* _Record set_

========================================

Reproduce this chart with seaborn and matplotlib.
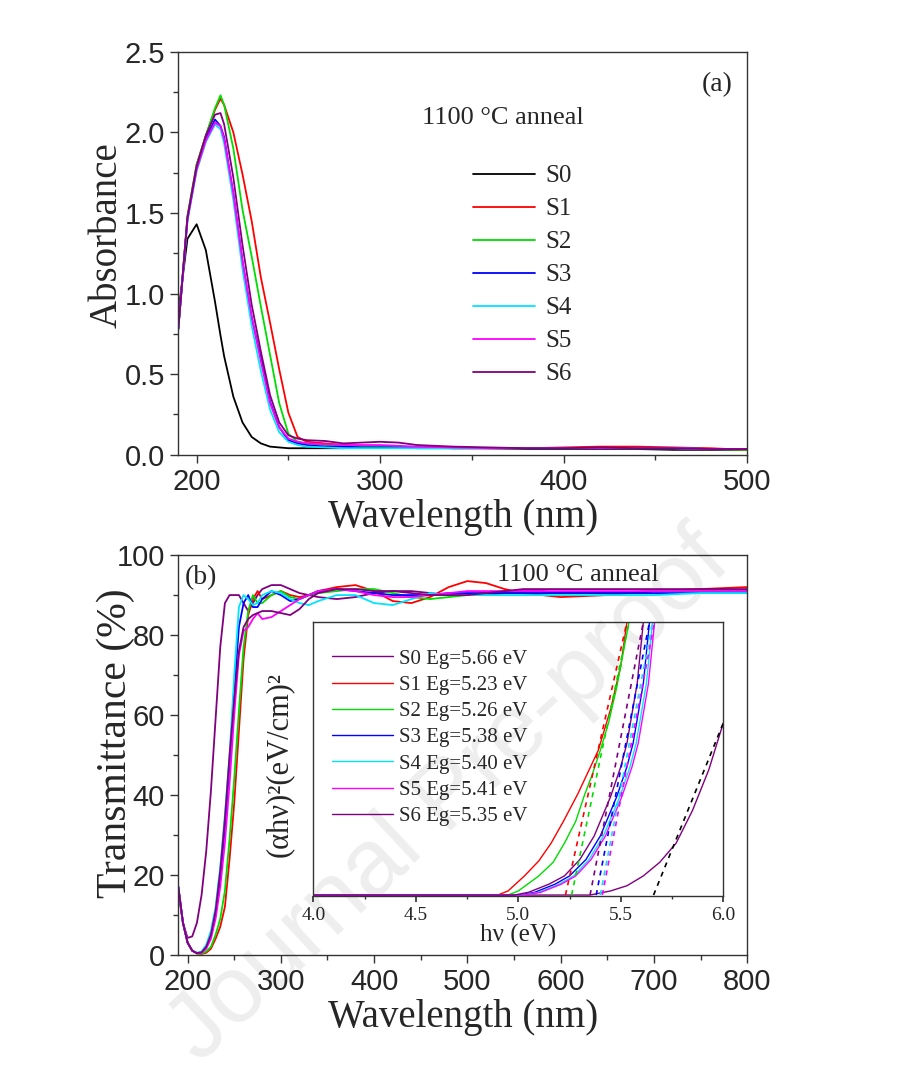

========================================

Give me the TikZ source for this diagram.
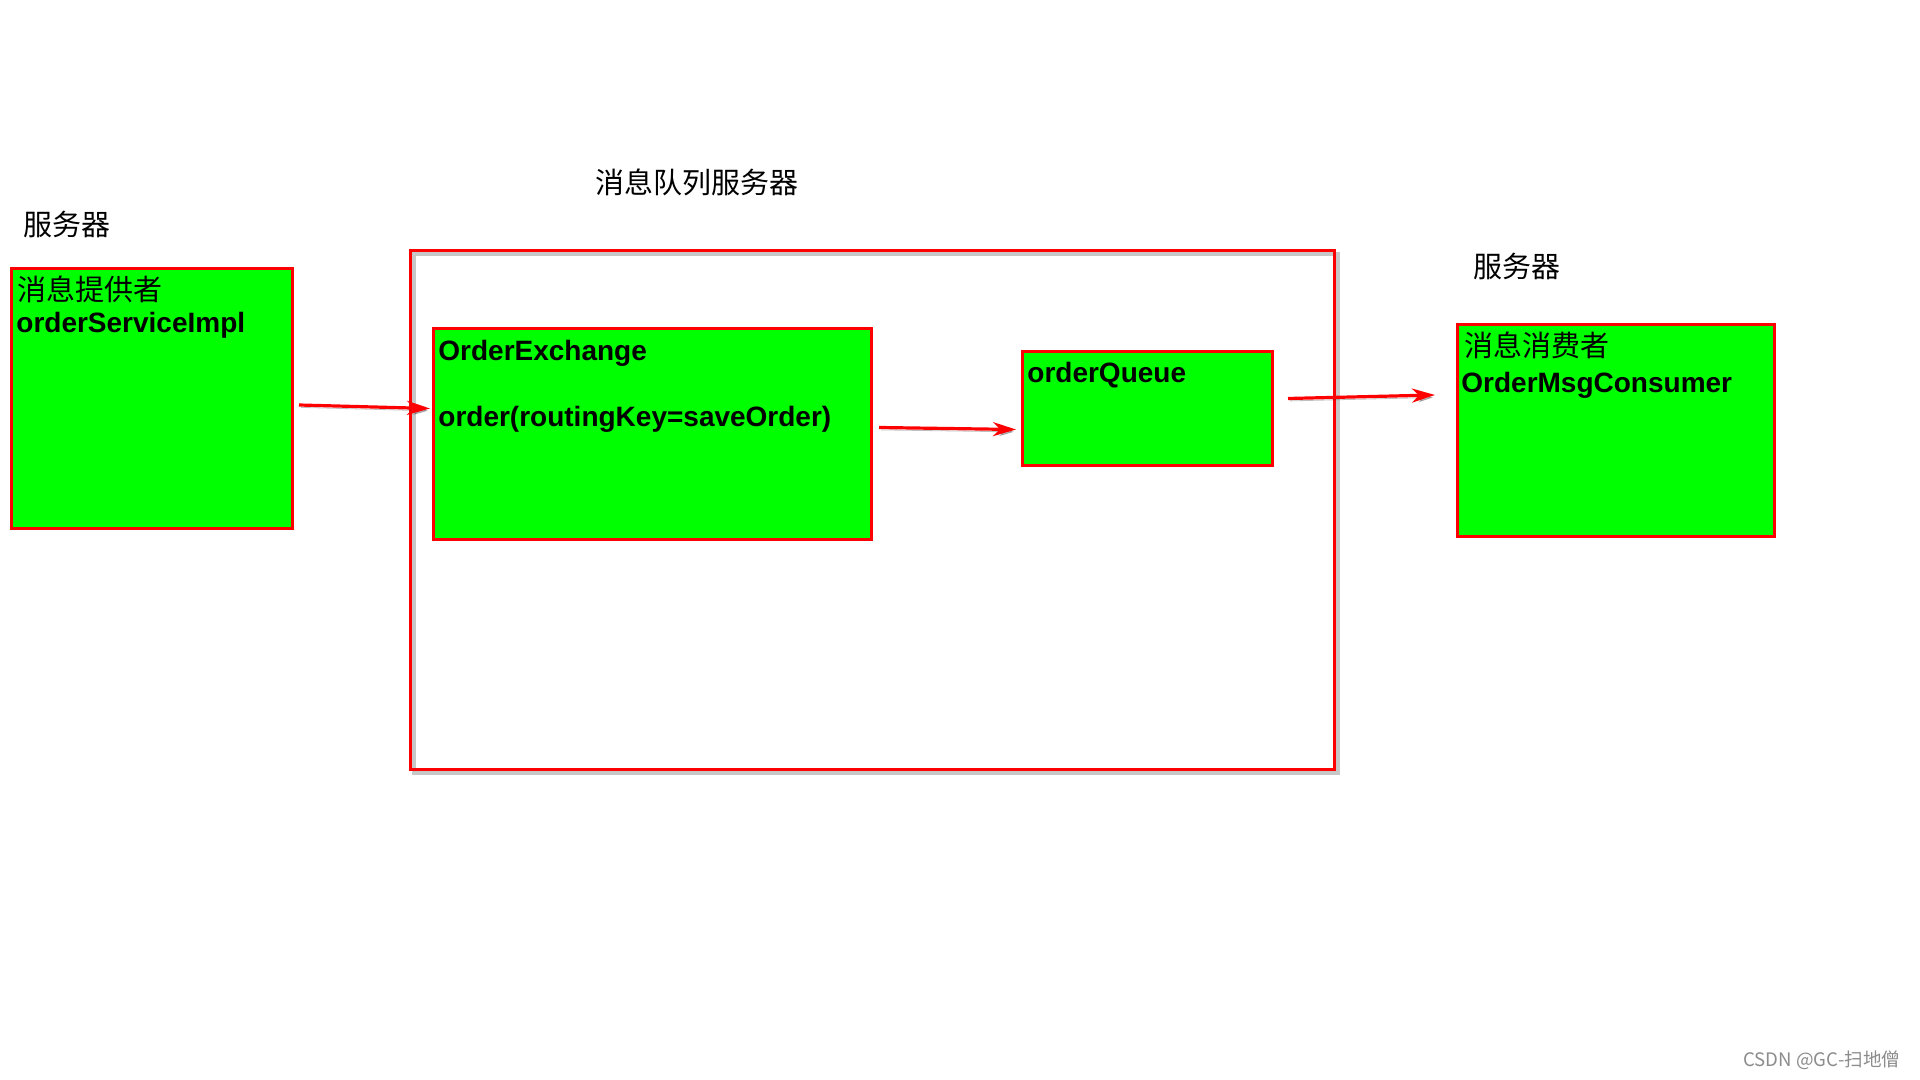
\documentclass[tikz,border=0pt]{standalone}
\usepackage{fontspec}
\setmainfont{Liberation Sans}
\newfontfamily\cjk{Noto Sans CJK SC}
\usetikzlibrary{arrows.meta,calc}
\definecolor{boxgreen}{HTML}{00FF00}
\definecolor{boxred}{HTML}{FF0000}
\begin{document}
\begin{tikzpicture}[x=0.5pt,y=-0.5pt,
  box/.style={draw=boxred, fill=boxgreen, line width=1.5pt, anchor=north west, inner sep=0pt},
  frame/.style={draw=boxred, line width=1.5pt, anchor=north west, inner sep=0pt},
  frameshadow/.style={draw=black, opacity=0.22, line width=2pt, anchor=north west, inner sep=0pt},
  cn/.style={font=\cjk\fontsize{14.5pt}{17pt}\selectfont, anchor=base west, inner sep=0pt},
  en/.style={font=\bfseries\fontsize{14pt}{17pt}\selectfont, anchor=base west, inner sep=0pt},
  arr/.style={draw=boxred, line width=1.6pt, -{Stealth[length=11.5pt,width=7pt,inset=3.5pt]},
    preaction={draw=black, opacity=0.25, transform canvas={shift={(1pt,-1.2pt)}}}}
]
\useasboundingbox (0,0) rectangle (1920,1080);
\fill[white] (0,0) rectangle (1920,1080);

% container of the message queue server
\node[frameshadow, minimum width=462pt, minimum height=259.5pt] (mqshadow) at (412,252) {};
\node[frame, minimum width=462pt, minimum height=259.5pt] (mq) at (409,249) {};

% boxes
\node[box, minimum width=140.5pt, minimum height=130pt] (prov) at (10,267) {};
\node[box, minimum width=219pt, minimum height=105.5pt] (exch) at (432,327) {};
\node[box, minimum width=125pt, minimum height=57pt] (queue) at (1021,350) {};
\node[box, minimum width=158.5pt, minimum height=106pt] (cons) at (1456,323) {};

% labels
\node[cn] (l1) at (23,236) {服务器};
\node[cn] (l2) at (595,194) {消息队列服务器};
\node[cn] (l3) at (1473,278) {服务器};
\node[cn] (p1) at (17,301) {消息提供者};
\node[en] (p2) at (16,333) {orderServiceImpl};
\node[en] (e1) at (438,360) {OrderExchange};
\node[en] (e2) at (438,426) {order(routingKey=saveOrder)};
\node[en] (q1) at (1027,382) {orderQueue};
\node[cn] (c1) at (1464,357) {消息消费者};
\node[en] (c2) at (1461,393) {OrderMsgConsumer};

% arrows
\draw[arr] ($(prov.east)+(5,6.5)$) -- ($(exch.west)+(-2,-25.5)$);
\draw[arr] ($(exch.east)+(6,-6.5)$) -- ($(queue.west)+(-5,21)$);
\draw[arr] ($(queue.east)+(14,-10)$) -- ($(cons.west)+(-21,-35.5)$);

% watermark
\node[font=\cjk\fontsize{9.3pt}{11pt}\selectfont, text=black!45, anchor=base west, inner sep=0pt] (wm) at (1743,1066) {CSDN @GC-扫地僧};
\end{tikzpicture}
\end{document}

========================================

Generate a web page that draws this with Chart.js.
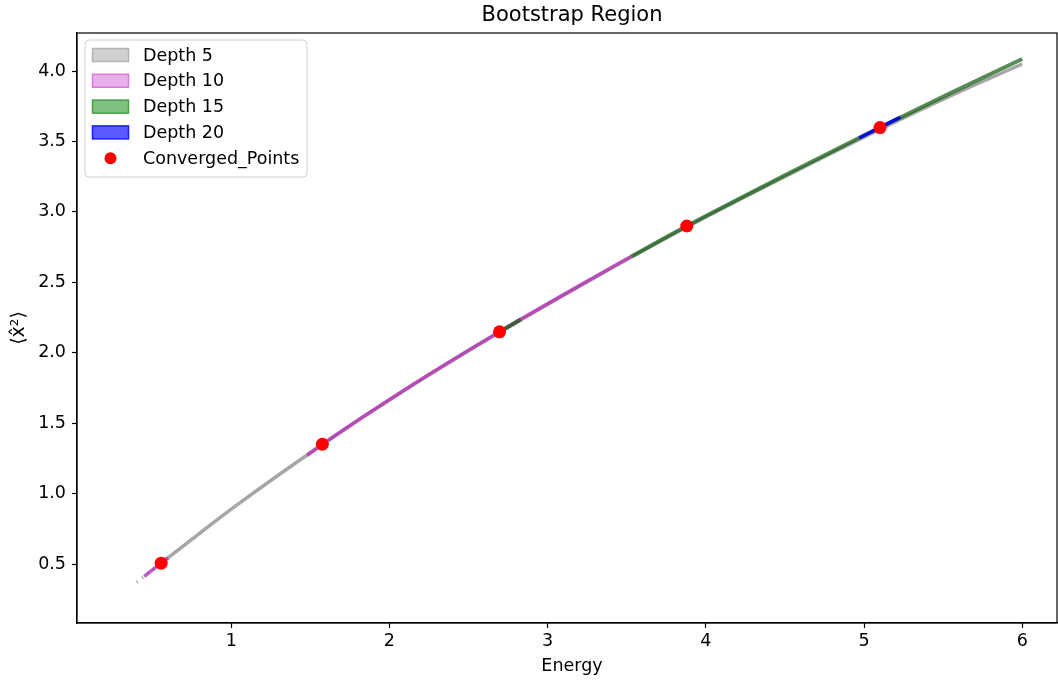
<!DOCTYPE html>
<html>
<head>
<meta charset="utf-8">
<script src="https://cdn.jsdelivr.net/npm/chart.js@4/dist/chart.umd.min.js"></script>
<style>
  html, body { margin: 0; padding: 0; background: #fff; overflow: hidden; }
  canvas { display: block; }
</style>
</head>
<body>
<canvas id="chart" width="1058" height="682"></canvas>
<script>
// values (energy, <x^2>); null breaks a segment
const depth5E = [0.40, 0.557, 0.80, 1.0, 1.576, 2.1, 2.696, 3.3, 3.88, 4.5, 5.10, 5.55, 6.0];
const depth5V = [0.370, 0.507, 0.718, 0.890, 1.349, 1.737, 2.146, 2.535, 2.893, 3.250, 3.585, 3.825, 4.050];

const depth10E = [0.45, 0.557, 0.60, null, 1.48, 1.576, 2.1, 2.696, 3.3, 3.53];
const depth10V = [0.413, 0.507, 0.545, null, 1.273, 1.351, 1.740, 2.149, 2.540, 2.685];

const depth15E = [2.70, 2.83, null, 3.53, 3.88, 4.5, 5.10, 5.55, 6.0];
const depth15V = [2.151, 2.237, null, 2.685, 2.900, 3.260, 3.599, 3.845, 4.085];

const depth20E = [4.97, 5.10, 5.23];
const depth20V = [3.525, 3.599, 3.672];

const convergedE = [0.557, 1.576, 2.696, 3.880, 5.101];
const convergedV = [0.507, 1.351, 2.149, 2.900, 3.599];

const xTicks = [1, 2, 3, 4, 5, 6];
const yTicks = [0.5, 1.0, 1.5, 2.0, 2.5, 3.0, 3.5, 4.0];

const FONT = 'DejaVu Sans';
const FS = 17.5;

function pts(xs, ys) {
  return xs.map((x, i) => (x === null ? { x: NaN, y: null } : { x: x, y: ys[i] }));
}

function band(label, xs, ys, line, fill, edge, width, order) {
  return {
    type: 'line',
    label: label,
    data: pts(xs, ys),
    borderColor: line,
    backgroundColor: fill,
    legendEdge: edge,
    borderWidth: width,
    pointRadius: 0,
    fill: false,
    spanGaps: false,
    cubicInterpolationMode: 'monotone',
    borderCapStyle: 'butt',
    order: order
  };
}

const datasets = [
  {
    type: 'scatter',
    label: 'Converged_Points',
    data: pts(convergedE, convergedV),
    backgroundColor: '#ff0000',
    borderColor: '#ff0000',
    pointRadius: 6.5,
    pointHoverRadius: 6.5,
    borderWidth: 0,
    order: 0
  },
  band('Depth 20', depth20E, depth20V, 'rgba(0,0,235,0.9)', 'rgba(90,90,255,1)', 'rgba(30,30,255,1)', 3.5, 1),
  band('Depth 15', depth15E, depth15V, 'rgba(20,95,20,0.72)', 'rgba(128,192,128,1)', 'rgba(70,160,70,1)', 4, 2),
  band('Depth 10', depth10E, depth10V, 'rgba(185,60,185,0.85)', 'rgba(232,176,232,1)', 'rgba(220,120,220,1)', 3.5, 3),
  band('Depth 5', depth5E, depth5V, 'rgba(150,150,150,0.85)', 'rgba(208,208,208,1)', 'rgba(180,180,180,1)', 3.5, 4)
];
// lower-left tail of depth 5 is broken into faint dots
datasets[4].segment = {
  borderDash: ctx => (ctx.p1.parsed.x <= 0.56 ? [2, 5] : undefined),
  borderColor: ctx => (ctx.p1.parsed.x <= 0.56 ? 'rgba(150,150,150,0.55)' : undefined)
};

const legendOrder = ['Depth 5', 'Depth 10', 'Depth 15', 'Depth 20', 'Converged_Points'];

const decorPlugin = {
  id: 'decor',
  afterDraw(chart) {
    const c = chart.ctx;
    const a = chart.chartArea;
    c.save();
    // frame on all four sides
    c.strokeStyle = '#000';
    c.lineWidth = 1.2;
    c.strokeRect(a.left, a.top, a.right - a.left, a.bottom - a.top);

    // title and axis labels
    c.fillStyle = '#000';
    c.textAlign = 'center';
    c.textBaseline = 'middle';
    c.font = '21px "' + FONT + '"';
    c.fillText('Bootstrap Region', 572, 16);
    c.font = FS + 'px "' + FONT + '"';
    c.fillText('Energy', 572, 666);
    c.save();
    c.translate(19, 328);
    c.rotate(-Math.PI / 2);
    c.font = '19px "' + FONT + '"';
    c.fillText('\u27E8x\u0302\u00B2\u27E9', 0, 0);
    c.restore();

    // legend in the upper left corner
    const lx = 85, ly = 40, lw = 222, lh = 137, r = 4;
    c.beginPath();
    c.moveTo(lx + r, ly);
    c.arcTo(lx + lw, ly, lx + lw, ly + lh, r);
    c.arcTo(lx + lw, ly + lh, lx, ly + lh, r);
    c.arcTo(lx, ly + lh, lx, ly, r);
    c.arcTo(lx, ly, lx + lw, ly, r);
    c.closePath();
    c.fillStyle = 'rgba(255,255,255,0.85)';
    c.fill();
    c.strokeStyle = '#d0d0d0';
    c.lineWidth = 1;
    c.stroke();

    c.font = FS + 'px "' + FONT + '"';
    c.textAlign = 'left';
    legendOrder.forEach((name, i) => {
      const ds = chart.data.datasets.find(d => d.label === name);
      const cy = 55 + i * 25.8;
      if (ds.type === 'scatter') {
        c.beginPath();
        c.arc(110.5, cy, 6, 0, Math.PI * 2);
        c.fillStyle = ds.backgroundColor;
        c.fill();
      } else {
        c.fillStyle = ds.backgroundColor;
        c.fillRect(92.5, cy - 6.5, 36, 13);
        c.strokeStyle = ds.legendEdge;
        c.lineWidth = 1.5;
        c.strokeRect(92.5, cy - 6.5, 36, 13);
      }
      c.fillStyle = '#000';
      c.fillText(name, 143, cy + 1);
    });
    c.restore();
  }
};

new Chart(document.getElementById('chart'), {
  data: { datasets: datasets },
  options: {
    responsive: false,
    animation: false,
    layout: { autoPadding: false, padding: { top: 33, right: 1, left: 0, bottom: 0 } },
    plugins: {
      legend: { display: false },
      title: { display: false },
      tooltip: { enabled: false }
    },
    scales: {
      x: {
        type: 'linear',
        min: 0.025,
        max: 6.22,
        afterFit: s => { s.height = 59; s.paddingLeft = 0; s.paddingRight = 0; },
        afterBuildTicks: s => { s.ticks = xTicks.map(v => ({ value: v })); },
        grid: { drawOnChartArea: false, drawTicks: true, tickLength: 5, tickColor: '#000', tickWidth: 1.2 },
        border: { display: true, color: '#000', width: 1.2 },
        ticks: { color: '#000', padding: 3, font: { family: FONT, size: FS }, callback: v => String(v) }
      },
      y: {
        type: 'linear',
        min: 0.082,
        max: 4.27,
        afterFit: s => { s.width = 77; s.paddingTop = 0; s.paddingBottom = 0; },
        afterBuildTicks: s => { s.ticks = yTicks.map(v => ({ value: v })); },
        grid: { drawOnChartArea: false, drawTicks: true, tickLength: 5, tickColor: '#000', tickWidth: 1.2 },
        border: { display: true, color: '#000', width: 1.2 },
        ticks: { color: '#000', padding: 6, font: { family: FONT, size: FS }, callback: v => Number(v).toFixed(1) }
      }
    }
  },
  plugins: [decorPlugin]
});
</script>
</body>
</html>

========================================

* _The exercise_
Work out how many lines of the material above contain the word "with", then give only that figure.

* _Solution to this task_
2